EXERCISE AIM. With the pictures left out, copy the listing below exactly.
________
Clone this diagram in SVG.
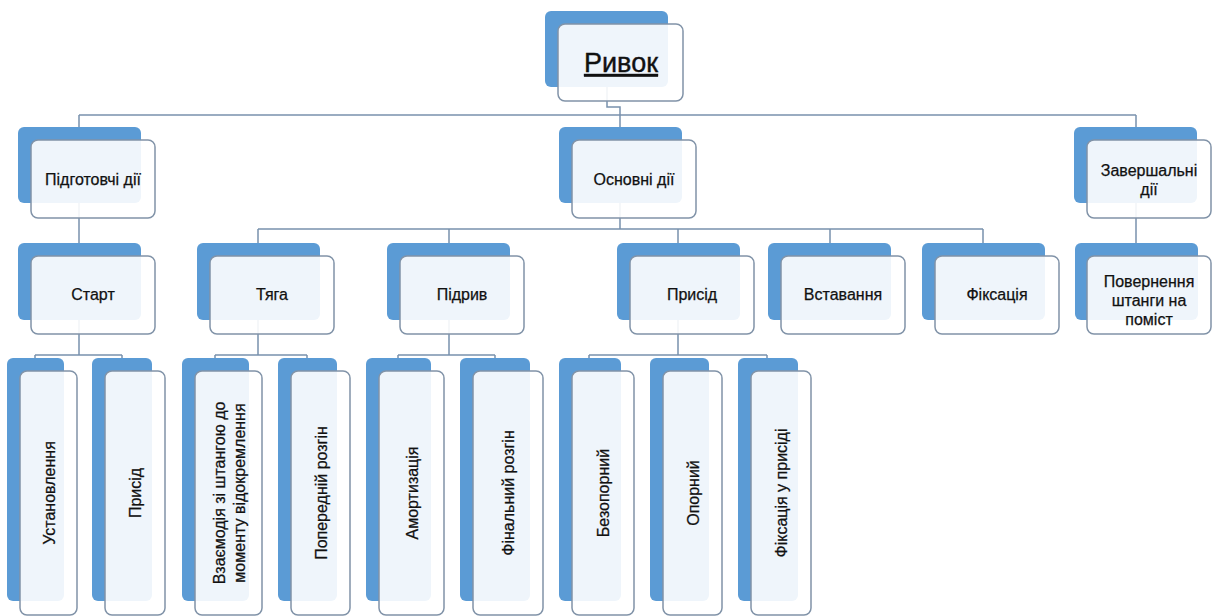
<svg xmlns="http://www.w3.org/2000/svg" width="1215" height="616" viewBox="0 0 1215 616">
<style>
.bk{fill:#5b9bd5;}
.fr{fill:#ffffff;fill-opacity:0.9;stroke:#8193a8;stroke-width:1.5;}
.cn{fill:none;stroke:#7891ad;stroke-width:1.5;}
text{font-family:"Liberation Sans",Arial,sans-serif;font-size:16px;fill:#111111;stroke:#111111;stroke-width:0.25;text-anchor:middle;}
.t1{font-size:27px;text-decoration:underline;stroke-width:0.4;}
</style>
<rect width="1215" height="616" fill="#ffffff"/>
<g id="connectors" class="cn">
<path d="M607,87 V107 H620 V127"/>
<path d="M79,115 H1136"/>
<path d="M79,115 V127 M1136,115 V127"/>
<path d="M79,203 V243"/>
<path d="M620,203 V229 M258,229 H983 M258,229 V243 M449,229 V243 M678,229 V243 M830,229 V243 M983,229 V243"/>
<path d="M1136,203 V243"/>
<path d="M79,320 V355 M35,355 H122 M35,355 V358 M122,355 V358"/>
<path d="M258,320 V355 M215,355 H307 M215,355 V358 M307,355 V358"/>
<path d="M449,320 V355 M398,355 H495 M398,355 V358 M495,355 V358"/>
<path d="M678,320 V355 M589,355 H767 M589,355 V358 M767,355 V358"/>
</g>
<g id="n-ryvok">
<rect class="bk" x="545" y="11" width="123" height="76" rx="6"/>
<rect class="fr" x="558" y="24" width="125" height="77" rx="7"/>
<text class="t1" x="621" y="72">Ривок</text>
</g>
<g id="n-pidgotovchi">
<rect class="bk" x="18" y="127" width="123" height="76" rx="6"/>
<rect class="fr" x="31" y="140" width="124" height="78" rx="7"/>
<text x="93" y="185">Підготовчі дії</text>
</g>
<g id="n-osnovni">
<rect class="bk" x="559" y="127" width="123" height="76" rx="6"/>
<rect class="fr" x="572" y="140" width="124" height="78" rx="7"/>
<text x="634" y="185">Основні дії</text>
</g>
<g id="n-zavershalni">
<rect class="bk" x="1074" y="127" width="123" height="76" rx="6"/>
<rect class="fr" x="1087" y="140" width="124" height="78" rx="7"/>
<text x="1149" y="176">Завершальні</text>
<text x="1149" y="195">дії</text>
</g>
<g id="n-start">
<rect class="bk" x="18" y="243" width="123" height="77" rx="6"/>
<rect class="fr" x="31" y="256" width="124" height="78" rx="7"/>
<text x="93" y="300">Старт</text>
</g>
<g id="n-tyaga">
<rect class="bk" x="197" y="243" width="123" height="77" rx="6"/>
<rect class="fr" x="210" y="256" width="124" height="78" rx="7"/>
<text x="272" y="300">Тяга</text>
</g>
<g id="n-pidryv">
<rect class="bk" x="387" y="243" width="123" height="77" rx="6"/>
<rect class="fr" x="400" y="256" width="124" height="78" rx="7"/>
<text x="462" y="300">Підрив</text>
</g>
<g id="n-prysid">
<rect class="bk" x="617" y="243" width="123" height="77" rx="6"/>
<rect class="fr" x="630" y="256" width="124" height="78" rx="7"/>
<text x="692" y="300">Присід</text>
</g>
<g id="n-vstavannya">
<rect class="bk" x="768" y="243" width="123" height="77" rx="6"/>
<rect class="fr" x="781" y="256" width="124" height="78" rx="7"/>
<text x="843" y="300">Вставання</text>
</g>
<g id="n-fiksatsiya">
<rect class="bk" x="922" y="243" width="123" height="77" rx="6"/>
<rect class="fr" x="935" y="256" width="124" height="78" rx="7"/>
<text x="997" y="300">Фіксація</text>
</g>
<g id="n-povernennya">
<rect class="bk" x="1075" y="243" width="123" height="77" rx="6"/>
<rect class="fr" x="1087" y="256" width="124" height="78" rx="7"/>
<text x="1149" y="287">Повернення</text>
<text x="1149" y="306">штанги на</text>
<text x="1149" y="325">поміст</text>
</g>
<g id="n-ustanovlennya">
<rect class="bk" x="7" y="358" width="57" height="243" rx="6"/>
<rect class="fr" x="20" y="371" width="57" height="244" rx="7"/>
<text transform="translate(48.5,493) rotate(-90)" x="0" y="6">Установлення</text>
</g>
<g id="n-prysid2">
<rect class="bk" x="92" y="358" width="60" height="243" rx="6"/>
<rect class="fr" x="105" y="371" width="60" height="244" rx="7"/>
<text transform="translate(135,493) rotate(-90)" x="0" y="6">Присід</text>
</g>
<g id="n-vzayemodiya">
<rect class="bk" x="182" y="358" width="67" height="243" rx="6"/>
<rect class="fr" x="195" y="371" width="67" height="244" rx="7"/>
<text transform="translate(218.5,493) rotate(-90)" x="0" y="6">Взаємодія зі штангою до</text>
<text transform="translate(238.5,493) rotate(-90)" x="0" y="6">моменту відокремлення</text>
</g>
<g id="n-poperedniy">
<rect class="bk" x="278" y="358" width="59" height="243" rx="6"/>
<rect class="fr" x="291" y="371" width="59" height="244" rx="7"/>
<text transform="translate(320.5,493) rotate(-90)" x="0" y="6">Попередній розгін</text>
</g>
<g id="n-amortyzatsiya">
<rect class="bk" x="366" y="358" width="65" height="243" rx="6"/>
<rect class="fr" x="379" y="371" width="65" height="244" rx="7"/>
<text transform="translate(411.5,493) rotate(-90)" x="0" y="6">Амортизація</text>
</g>
<g id="n-finalnyi">
<rect class="bk" x="460" y="358" width="70" height="243" rx="6"/>
<rect class="fr" x="473" y="371" width="70" height="244" rx="7"/>
<text transform="translate(508,493) rotate(-90)" x="0" y="6">Фінальний розгін</text>
</g>
<g id="n-bezopornyi">
<rect class="bk" x="559" y="358" width="62" height="243" rx="6"/>
<rect class="fr" x="572" y="371" width="62" height="244" rx="7"/>
<text transform="translate(603,493) rotate(-90)" x="0" y="6">Безопорний</text>
</g>
<g id="n-opornyi">
<rect class="bk" x="650" y="358" width="59" height="243" rx="6"/>
<rect class="fr" x="663" y="371" width="59" height="244" rx="7"/>
<text transform="translate(692.5,493) rotate(-90)" x="0" y="6">Опорний</text>
</g>
<g id="n-fiksatsiya-prysid">
<rect class="bk" x="738" y="358" width="60" height="243" rx="6"/>
<rect class="fr" x="751" y="371" width="60" height="244" rx="7"/>
<text transform="translate(781,493) rotate(-90)" x="0" y="6">Фіксація у присіді</text>
</g>
</svg>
________
SOLUTION.
Clone this diagram in SVG.
<svg xmlns="http://www.w3.org/2000/svg" width="1215" height="616" viewBox="0 0 1215 616">
<style>
.bk{fill:#5b9bd5;}
.fr{fill:#ffffff;fill-opacity:0.9;stroke:#8193a8;stroke-width:1.5;}
.cn{fill:none;stroke:#7891ad;stroke-width:1.5;}
text{font-family:"Liberation Sans",Arial,sans-serif;font-size:16px;fill:#111111;stroke:#111111;stroke-width:0.25;text-anchor:middle;}
.t1{font-size:27px;text-decoration:underline;stroke-width:0.4;}
</style>
<rect width="1215" height="616" fill="#ffffff"/>
<g id="connectors" class="cn">
<path d="M607,87 V107 H620 V127"/>
<path d="M79,115 H1136"/>
<path d="M79,115 V127 M1136,115 V127"/>
<path d="M79,203 V243"/>
<path d="M620,203 V229 M258,229 H983 M258,229 V243 M449,229 V243 M678,229 V243 M830,229 V243 M983,229 V243"/>
<path d="M1136,203 V243"/>
<path d="M79,320 V355 M35,355 H122 M35,355 V358 M122,355 V358"/>
<path d="M258,320 V355 M215,355 H307 M215,355 V358 M307,355 V358"/>
<path d="M449,320 V355 M398,355 H495 M398,355 V358 M495,355 V358"/>
<path d="M678,320 V355 M589,355 H767 M589,355 V358 M767,355 V358"/>
</g>
<g id="n-ryvok">
<rect class="bk" x="545" y="11" width="123" height="76" rx="6"/>
<rect class="fr" x="558" y="24" width="125" height="77" rx="7"/>
<text class="t1" x="621" y="72">Ривок</text>
</g>
<g id="n-pidgotovchi">
<rect class="bk" x="18" y="127" width="123" height="76" rx="6"/>
<rect class="fr" x="31" y="140" width="124" height="78" rx="7"/>
<text x="93" y="185">Підготовчі дії</text>
</g>
<g id="n-osnovni">
<rect class="bk" x="559" y="127" width="123" height="76" rx="6"/>
<rect class="fr" x="572" y="140" width="124" height="78" rx="7"/>
<text x="634" y="185">Основні дії</text>
</g>
<g id="n-zavershalni">
<rect class="bk" x="1074" y="127" width="123" height="76" rx="6"/>
<rect class="fr" x="1087" y="140" width="124" height="78" rx="7"/>
<text x="1149" y="176">Завершальні</text>
<text x="1149" y="195">дії</text>
</g>
<g id="n-start">
<rect class="bk" x="18" y="243" width="123" height="77" rx="6"/>
<rect class="fr" x="31" y="256" width="124" height="78" rx="7"/>
<text x="93" y="300">Старт</text>
</g>
<g id="n-tyaga">
<rect class="bk" x="197" y="243" width="123" height="77" rx="6"/>
<rect class="fr" x="210" y="256" width="124" height="78" rx="7"/>
<text x="272" y="300">Тяга</text>
</g>
<g id="n-pidryv">
<rect class="bk" x="387" y="243" width="123" height="77" rx="6"/>
<rect class="fr" x="400" y="256" width="124" height="78" rx="7"/>
<text x="462" y="300">Підрив</text>
</g>
<g id="n-prysid">
<rect class="bk" x="617" y="243" width="123" height="77" rx="6"/>
<rect class="fr" x="630" y="256" width="124" height="78" rx="7"/>
<text x="692" y="300">Присід</text>
</g>
<g id="n-vstavannya">
<rect class="bk" x="768" y="243" width="123" height="77" rx="6"/>
<rect class="fr" x="781" y="256" width="124" height="78" rx="7"/>
<text x="843" y="300">Вставання</text>
</g>
<g id="n-fiksatsiya">
<rect class="bk" x="922" y="243" width="123" height="77" rx="6"/>
<rect class="fr" x="935" y="256" width="124" height="78" rx="7"/>
<text x="997" y="300">Фіксація</text>
</g>
<g id="n-povernennya">
<rect class="bk" x="1075" y="243" width="123" height="77" rx="6"/>
<rect class="fr" x="1087" y="256" width="124" height="78" rx="7"/>
<text x="1149" y="287">Повернення</text>
<text x="1149" y="306">штанги на</text>
<text x="1149" y="325">поміст</text>
</g>
<g id="n-ustanovlennya">
<rect class="bk" x="7" y="358" width="57" height="243" rx="6"/>
<rect class="fr" x="20" y="371" width="57" height="244" rx="7"/>
<text transform="translate(48.5,493) rotate(-90)" x="0" y="6">Установлення</text>
</g>
<g id="n-prysid2">
<rect class="bk" x="92" y="358" width="60" height="243" rx="6"/>
<rect class="fr" x="105" y="371" width="60" height="244" rx="7"/>
<text transform="translate(135,493) rotate(-90)" x="0" y="6">Присід</text>
</g>
<g id="n-vzayemodiya">
<rect class="bk" x="182" y="358" width="67" height="243" rx="6"/>
<rect class="fr" x="195" y="371" width="67" height="244" rx="7"/>
<text transform="translate(218.5,493) rotate(-90)" x="0" y="6">Взаємодія зі штангою до</text>
<text transform="translate(238.5,493) rotate(-90)" x="0" y="6">моменту відокремлення</text>
</g>
<g id="n-poperedniy">
<rect class="bk" x="278" y="358" width="59" height="243" rx="6"/>
<rect class="fr" x="291" y="371" width="59" height="244" rx="7"/>
<text transform="translate(320.5,493) rotate(-90)" x="0" y="6">Попередній розгін</text>
</g>
<g id="n-amortyzatsiya">
<rect class="bk" x="366" y="358" width="65" height="243" rx="6"/>
<rect class="fr" x="379" y="371" width="65" height="244" rx="7"/>
<text transform="translate(411.5,493) rotate(-90)" x="0" y="6">Амортизація</text>
</g>
<g id="n-finalnyi">
<rect class="bk" x="460" y="358" width="70" height="243" rx="6"/>
<rect class="fr" x="473" y="371" width="70" height="244" rx="7"/>
<text transform="translate(508,493) rotate(-90)" x="0" y="6">Фінальний розгін</text>
</g>
<g id="n-bezopornyi">
<rect class="bk" x="559" y="358" width="62" height="243" rx="6"/>
<rect class="fr" x="572" y="371" width="62" height="244" rx="7"/>
<text transform="translate(603,493) rotate(-90)" x="0" y="6">Безопорний</text>
</g>
<g id="n-opornyi">
<rect class="bk" x="650" y="358" width="59" height="243" rx="6"/>
<rect class="fr" x="663" y="371" width="59" height="244" rx="7"/>
<text transform="translate(692.5,493) rotate(-90)" x="0" y="6">Опорний</text>
</g>
<g id="n-fiksatsiya-prysid">
<rect class="bk" x="738" y="358" width="60" height="243" rx="6"/>
<rect class="fr" x="751" y="371" width="60" height="244" rx="7"/>
<text transform="translate(781,493) rotate(-90)" x="0" y="6">Фіксація у присіді</text>
</g>
</svg>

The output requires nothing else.